O ingênuo
De quatro em quatro anos, os eleitores brasileiros são compelidos a irem às urnas eleger seus representantes: prefeitos, vereadores, governadores, deputados, senadores e presidente da república. De quatro em quatro anos, os derrotados, sejam eles de qual lado forem, bradam o mesmo discurso: "O Brasil não sabe votar".
Na última eleição presidencial, uma das mais acirradas da jovem democracia tupiniquim, o país viu-se dividido: por todos os lados amizades eram desfeitas, parentes brigando entre si e, principalmente, os derrotados gritando que o resultado das urnas era reflexo da falta de educação e bom senso dos cidadãos. Nas últimas eleições municipais, o mesmo discurso fez-se presente, agora com o acréscimo da falta de gratidão do brasileiro para com seus benfeitores.

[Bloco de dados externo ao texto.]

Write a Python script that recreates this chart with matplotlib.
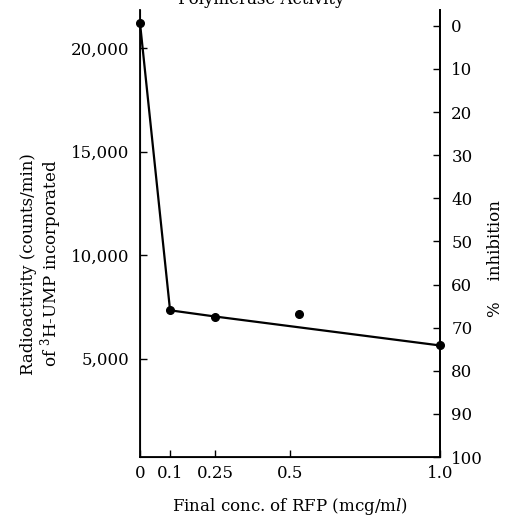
import matplotlib
matplotlib.use('Agg')
import matplotlib.pyplot as plt

plt.rcParams['font.family'] = 'DejaVu Serif'
plt.rcParams['mathtext.fontset'] = 'dejavuserif'

# values
conc = [0, 0.1, 0.25, 1.0]
counts = [21200, 7340, 7040, 5640]
stray_conc = [0.53]
stray_counts = [7160]

xticks = [0, 0.1, 0.25, 0.5, 1.0]
xticklabels = ['0', '0.1', '0.25', '0.5', '1.0']
yticks = [5000, 10000, 15000, 20000]
yticklabels = ['5,000', '10,000', '15,000', '20,000']
inhib_ticks = list(range(0, 101, 10))

fig = plt.figure(figsize=(5.13, 5.17), dpi=100)
ax = fig.add_axes([0.273, 0.116, 0.585, 0.865])

ax.plot(conc, counts, '-', color='black', lw=1.6, marker='o', ms=5.5, clip_on=False, zorder=5)
ax.plot(stray_conc, stray_counts, 'o', color='black', ms=5.5, zorder=5)

ax.set_xlim(0, 1.0)
ax.set_ylim(250, 21860)
ax.set_xticks(xticks)
ax.set_xticklabels(xticklabels, fontsize=12)
ax.set_yticks(yticks)
ax.set_yticklabels(yticklabels, fontsize=12)
ax.tick_params(direction='in', length=5, width=1, pad=8)
ax.tick_params(axis='x', pad=6)
ax.spines['top'].set_visible(False)
for s in ['left', 'bottom', 'right']:
    ax.spines[s].set_linewidth(1.3)

ax2 = ax.twinx()
ax2.set_ylim(100, -3.7)
ax2.set_yticks(inhib_ticks)
ax2.set_yticklabels([str(t) for t in inhib_ticks], fontsize=12)
ax2.tick_params(direction='in', length=5, width=1, pad=8)
ax2.spines['top'].set_visible(False)
ax2.spines['right'].set_linewidth(1.3)

ax.set_xlabel('Final conc. of RFP (mcg/m$\\it{l}$)', fontsize=12, labelpad=10)

fig.text(0.056, 0.49, 'Radioactivity (counts/min)', rotation=90, ha='center', va='center', fontsize=12)
fig.text(0.100, 0.49, 'of $^3$H-UMP incorporated', rotation=90, ha='center', va='center', fontsize=12)
fig.text(0.965, 0.50, '%    inhibition', rotation=90, ha='center', va='center', fontsize=12)

# title is cut off by the top edge in the scan
fig.text(0.509, 1 - 4 / 517, 'Polymerase Activity', ha='center', va='baseline', fontsize=12)

fig.savefig('out.png', dpi=100)
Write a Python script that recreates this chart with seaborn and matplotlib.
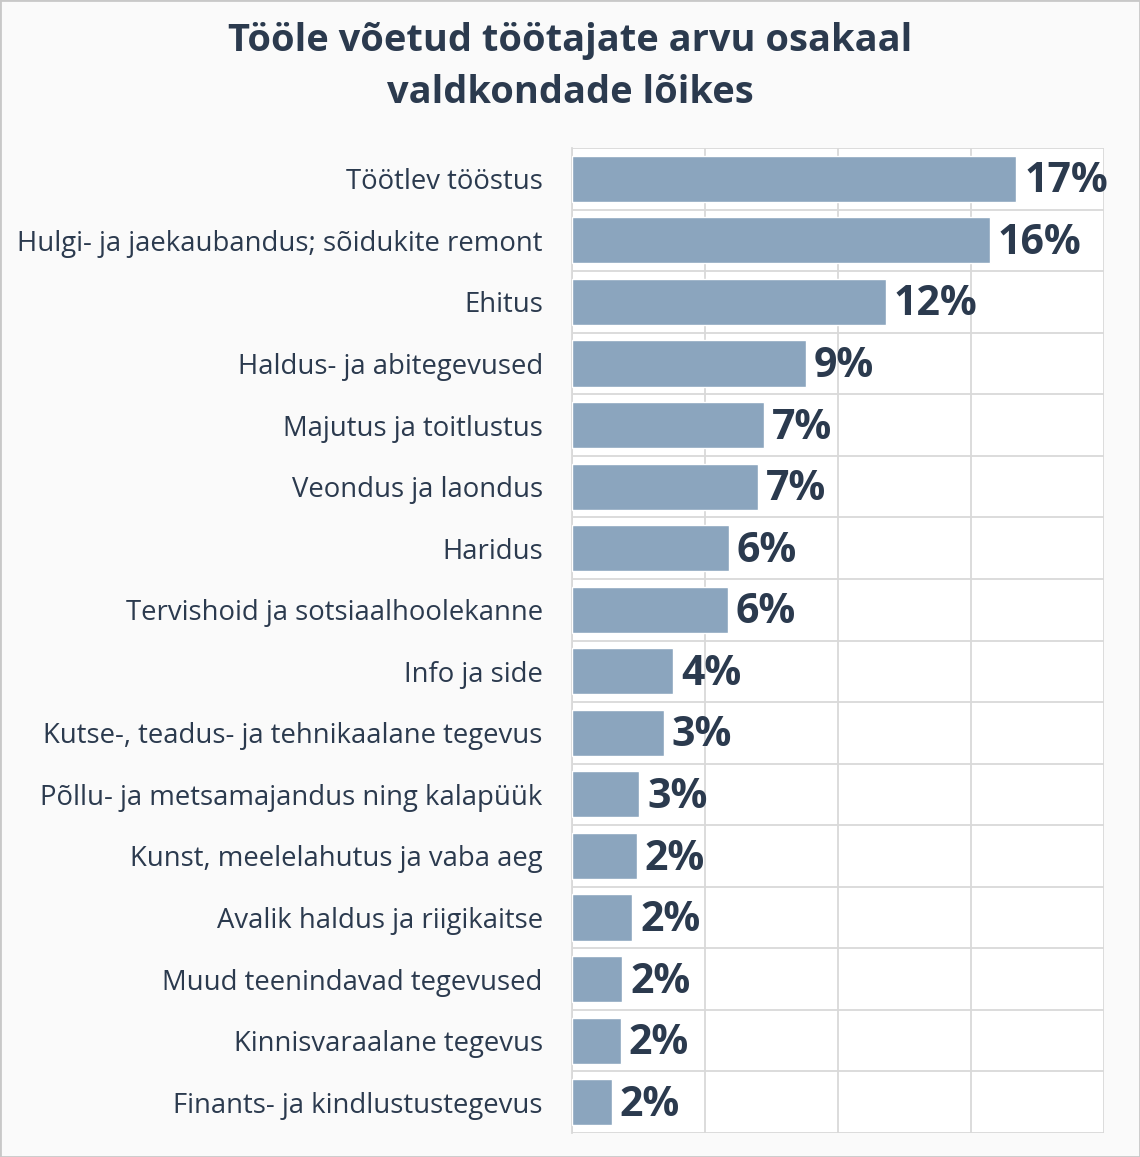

Em palavras mais sucintas, não importa quem vença ou perca, o brasileiro nunca saberá votar — sempre vai existir alguma coisa que o levou a escolher Fulano ou Ciclano: programas sociais, a mídia, o professor... Mesmo sendo supostamente senhor de si, o cidadão tupiniquim ainda é um sujeito ingênuo demais para realizar uma escolha tão complexa e importante quanto escolher quem o representará por longínquos quatro anos, e é aqui que mora o perigo.

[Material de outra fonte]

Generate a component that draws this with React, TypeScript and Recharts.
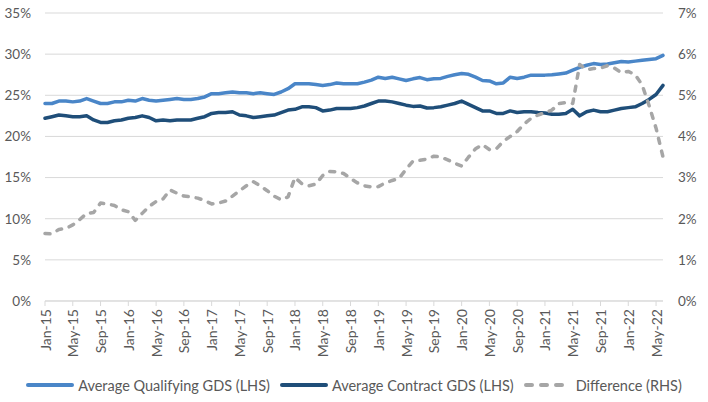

Julgar o cidadão brasileiro como ingênuo é o mesmo que o colocar no patamar de uma criança que ainda necessita do auxílio dos pais para mostrá-la o certo e o errado; é crer na necessidade de um "salvador da pátria", alguém com moral inabalável e plenamente voltada à nação — um sujeito utópico existente apenas em livros e filmes.
O brasileiro não é ingênuo, aliás, está bem longe disto. Por mais precária que esteja a educação, hoje ele sabe o quão importante é informa-se bem antes de escolher seu candidato, mesmo reelegendo os chamados "ficha sujas" — ou os "roubam, mas fazem". Ele não é como a criança que faz malcriação e depois volta correndo aos braços dos pais, protegido de uma punição muito severa por sua inocência e falta de conhecimento; ele sabe quem escolheu e está preparado para aguentar as consequências — por mais que fique a reclamar, um direito democrático, inclusive.
Acusar os cidadãos de inépcia é o mesmo que dizer que, caso o derrotado fosse escolhido, o fez pelos mesmos motivos da concorrência, ou seja, não importa quem fosse o escolhido, ambos os lados "manipularam o indivíduo" — uma contradição.
De ingênuo, o cidadão tupiniquim já provou não ter nada; ele é sim senhor de suas vontades e realiza suas escolhas por achar que elas serão o melhor para o país ou mesmo para si. A venda de votos ou a escolha de candidatos com pendências judiciais são provas, na realidade, da completa desilusão dele para com a política. Votar em alguém por troca de dinheiro, favor ou algum benefício faz parte da cultura do "jeitinho"; do costume (e necessidade) de se tirar vantagem de tudo. Escolher alguém que, descaradamente roubou, porém, fez alguma coisa, é a forma de, ao menos, garantir uma boa gestão, mesmo que ela signifique ter parte do dinheiro público em ações privadas — e fraudulentas.
Em síntese, o brasileiro sabe o que faz e está preparado para sofrer as consequências. Esperar por um salvador da prátia, aquele que fará tudo por e pelo povo é colocá-lo em um grau de ingenuidade não mais condizente com a realidade; é chamá-lo de inapto, para não utilizar outro termo. Sem contar com a possibilidade de alguém assumir o poder achando-se esse tal salvador e mergulhar, novamente, o Brasil numa nova ditadura.